Machine Learning and Artificial Intelligence Models for the Automation of Data Collection in AFL
Location: Melbourne, VIC
Duration: 5 months
Champion Data has been the official data collection partners of the AFL since 1999. In the 20 years since, the depth and breadth of available data from an AFL match has grown at a steady rate. The demands on the accuracy, consistency, and timeliness of captured data has increased with the importance placed on the analysis of this data by media and industry partners. With a significant increase in the breadth of data collected, the resource cost of maintaining this accuracy and consistency is now a significant cost to the business. With the available data set, automating much of this process should be achievable.
Research to be Conducted
By combining player location data with event data collected manually during an AFL match (kicks, tackles, hitouts, etc) Champion Data seeks to identify potential errors in the identification of players or the classification of recorded actions.
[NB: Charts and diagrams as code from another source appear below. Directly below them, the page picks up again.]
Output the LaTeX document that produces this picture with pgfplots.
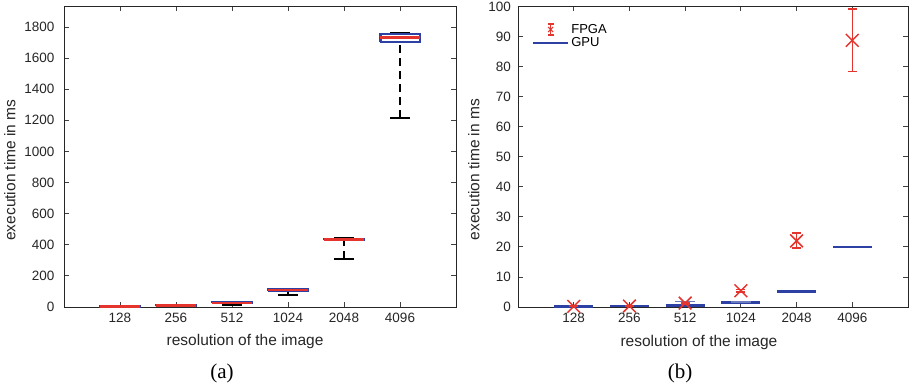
\documentclass[border=0pt]{standalone}
\usepackage{pgfplots}
\pgfplotsset{compat=1.18}
\usepackage{fontspec}
\setmainfont{Liberation Sans}
\newfontfamily\capfont{Liberation Serif}
\definecolor{myred}{RGB}{228,52,45}
\definecolor{myblue}{RGB}{45,65,165}
\pgfplotsset{
  myaxis/.style={
    scale only axis,
    anchor=south west,
    xmin=0, xmax=7,
    xtick={1,2,3,4,5,6},
    xticklabels={128,256,512,1024,2048,4096},
    tick align=inside,
    major tick length=5pt,
    axis line style={black!85, line width=0.8pt},
    tick style={black!75, line width=0.8pt},
    /pgf/number format/assume math mode=true,
    /pgf/number format/1000 sep={},
    tick label style={font=\fontsize{13.5}{15}\selectfont, text=black!85},
    xticklabel style={yshift=-3pt},
    scaled y ticks=false,
    unbounded coords=jump,
  },
}
\begin{document}
\begin{tikzpicture}
\useasboundingbox (0pt,0pt) rectangle (910pt,-389pt);
% ---------------- (a)
\begin{axis}[myaxis,
  at={(64pt,-307pt)}, width=392pt, height=301pt,
  ymin=0, ymax=1935, ytick={0,200,...,1800},
  yticklabel style={xshift=-6pt},
  xlabel={resolution of the image},
  ylabel={execution time in ms},
  every axis x label/.style={at={(axis description cs:0.462,-0.116)}, anchor=center,
    font=\fontsize{15.5}{17}\selectfont, text=black!85},
  every axis y label/.style={at={(axis description cs:-0.138,0.455)}, rotate=90, anchor=center,
    font=\fontsize{15.5}{17}\selectfont, text=black!85},
]
% whiskers (from whisker end to box edge), dashed
\addplot[black, line width=2pt, dash pattern=on 8pt off 5pt] coordinates {
  (1,1.5) (1,2) (nan,nan) (1,3.5) (1,3) (nan,nan)
  (2,7) (2,8) (nan,nan) (2,11) (2,10) (nan,nan)
  (3,14) (3,25) (nan,nan) (3,30) (3,29) (nan,nan)
  (4,78) (4,106) (nan,nan) (4,115) (4,113) (nan,nan)
  (5,307) (5,430) (nan,nan) (5,441) (5,439) (nan,nan)
  (6,1215) (6,1703) (nan,nan) (6,1759) (6,1753)
};
% whisker caps
\addplot[black, line width=2pt] coordinates {
  (0.825,1.5) (1.175,1.5) (nan,nan) (0.825,3.5) (1.175,3.5) (nan,nan)
  (1.825,7) (2.175,7) (nan,nan) (1.825,11) (2.175,11) (nan,nan)
  (2.825,14) (3.175,14) (nan,nan) (2.825,30) (3.175,30) (nan,nan)
  (3.825,78) (4.175,78) (nan,nan) (3.825,115) (4.175,115) (nan,nan)
  (4.825,307) (5.175,307) (nan,nan) (4.825,441) (5.175,441) (nan,nan)
  (5.825,1215) (6.175,1215) (nan,nan) (5.825,1759) (6.175,1759)
};
% boxes (lower to upper quartile)
\addplot[draw=myblue, fill=white, line width=2.2pt] coordinates {
  (0.65,2) (1.35,2) (1.35,3) (0.65,3) (0.65,2) (nan,nan)
  (1.65,8) (2.35,8) (2.35,10) (1.65,10) (1.65,8) (nan,nan)
  (2.65,25) (3.35,25) (3.35,29) (2.65,29) (2.65,25) (nan,nan)
  (3.65,106) (4.35,106) (4.35,113) (3.65,113) (3.65,106) (nan,nan)
  (4.65,430) (5.35,430) (5.35,439) (4.65,439) (4.65,430) (nan,nan)
  (5.65,1703) (6.35,1703) (6.35,1753) (5.65,1753) (5.65,1703)
};
% medians
\addplot[myred, line width=2.5pt] coordinates {
  (0.65,2.5) (1.35,2.5) (nan,nan)
  (1.65,9) (2.35,9) (nan,nan)
  (2.65,27) (3.35,27) (nan,nan)
  (3.65,110) (4.35,110) (nan,nan)
  (4.65,434) (5.35,434) (nan,nan)
  (5.65,1731) (6.35,1731)
};
\end{axis}
\node[font=\capfont\fontsize{21}{24}\selectfont] at (222pt,-373pt) {(a)};
% ---------------- (b)
\begin{axis}[myaxis,
  at={(518pt,-307pt)}, width=390pt, height=300.6pt,
  ymin=0, ymax=100, ytick={0,10,...,100},
  yticklabel style={xshift=-3.5pt},
  xlabel={resolution of the image},
  ylabel={execution time in ms},
  every axis x label/.style={at={(axis description cs:0.464,-0.117)}, anchor=center,
    font=\fontsize{15.5}{17}\selectfont, text=black!85},
  every axis y label/.style={at={(axis description cs:-0.113,0.457)}, rotate=90, anchor=center,
    font=\fontsize{15.5}{17}\selectfont, text=black!85},
  legend style={at={(axis description cs:0.035,0.948)}, anchor=north west, draw=none, fill=none,
    font=\fontsize{13}{14}\selectfont, row sep=-1pt, inner sep=0pt},
  legend cell align=left,
]
\addlegendimage{legend image code/.code={
  \draw[myred, line width=1.1pt] (0pt,-5.5pt) -- (0pt,5.5pt);
  \draw[myred, line width=1.1pt] (-3pt,-5.5pt) -- (3pt,-5.5pt);
  \draw[myred, line width=1.1pt] (-3pt,5.5pt) -- (3pt,5.5pt);
  \draw[myred, line width=1.1pt] (-2.5pt,-2.5pt) -- (2.5pt,2.5pt) (-2.5pt,2.5pt) -- (2.5pt,-2.5pt);
}}
\addlegendentry{FPGA}
\addlegendimage{legend image code/.code={
  \draw[myblue, line width=2.5pt] (-17.5pt,0pt) -- (17.5pt,0pt);
}}
\addlegendentry{GPU}
% GPU (very narrow boxes drawn as lines)
\addplot[myblue, line width=2.6pt, forget plot] coordinates {
  (0.65,0.25) (1.35,0.25) (nan,nan)
  (1.65,0.35) (2.35,0.35) (nan,nan)
  (2.65,0.6) (3.35,0.6) (nan,nan)
  (3.65,1.5) (4.35,1.5) (nan,nan)
  (4.65,5.2) (5.35,5.2) (nan,nan)
  (5.65,20.0) (6.35,20.0)
};
\addplot[myblue!70, line width=1.6pt, forget plot] coordinates {
  (2.825,1.8) (3.175,1.8) (nan,nan)
  (3.825,1.7) (4.175,1.7)
};
% FPGA
\addplot[myred, only marks, mark=x, mark size=9pt, mark options={line width=1.5pt}, forget plot,
  error bars/.cd, y dir=both, y explicit,
  error mark=-,
  error bar style={myred, line width=1.3pt},
  error mark options={rotate=90, myred, mark size=4.5pt, line width=1.3pt}]
coordinates {
  (1,0.2) +- (0,0.1)
  (2,0.3) +- (0,0.1)
  (3,1.3) +- (0,0.3)
  (4,5.4) +- (0,0.4)
  (5,22.0) += (0,2.6) -= (0,2.4)
  (6,88.7) += (0,10.4) -= (0,10.3)
};
\end{axis}
\node[font=\capfont\fontsize{21}{24}\selectfont] at (680pt,-373pt) {(b)};
\end{tikzpicture}
\end{document}
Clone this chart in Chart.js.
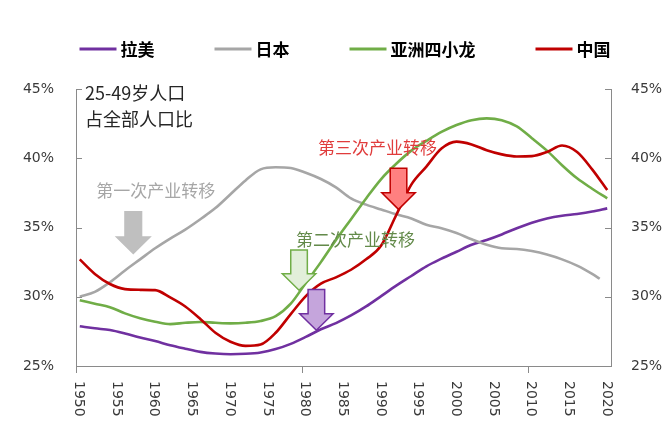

Some examples of data that can be used to detect potential errors are:
- The distance between two rucks at a ruck contest
- The distance between a tackler and the player in possession
- The recorded location of events relative to the location of the tagged player
- The recorded pressure level on a disposal relative to location and trajectories of opposition players
- The recorded intent of a kick relative to the location and trajectories of teammates
- The recorded direction of a kick relative to the start and end point of the kick
As the observed error rate of these data points approaches zero, this will also open an opportunity to automate the collection of these data points using the same classification methods used in the detection of errors.
If you’re a PhD student and meet some or all the below we want to hear from you. We strongly encourage women, indigenous and disadvantaged candidates to apply:
- Programming (Python preferred)
- Machine learning
- Data science literacy
- Knowledge of AFL preferred
Champion Data expects that the research will culminate in a report outlining the process of automated quality assurance on collected data. It expects a supporting codebase that is fully developed and ready to be used during the capture of a live sporting event. The codebase will fit into the Champion Data ecosystem of data capture, storage and delivery. Further, it expects guidance for extensions into future research, including but not limited to the automated collection of the data sets.
The intern will receive $3,000 per month of the internship, usually in the form of stipend payments.
It is expected that the intern will primarily undertake this research project during regular business hours, spending at least 80% of their time on-site with the industry partner. The intern will be expected to maintain contact with their academic mentor throughout the internship either through face-to-face or phone meetings as appropriate.
The intern and their academic mentor will have the opportunity to negotiate the project’s scope, milestones and timeline during the project planning stage.
5 February 2020
APR – 1100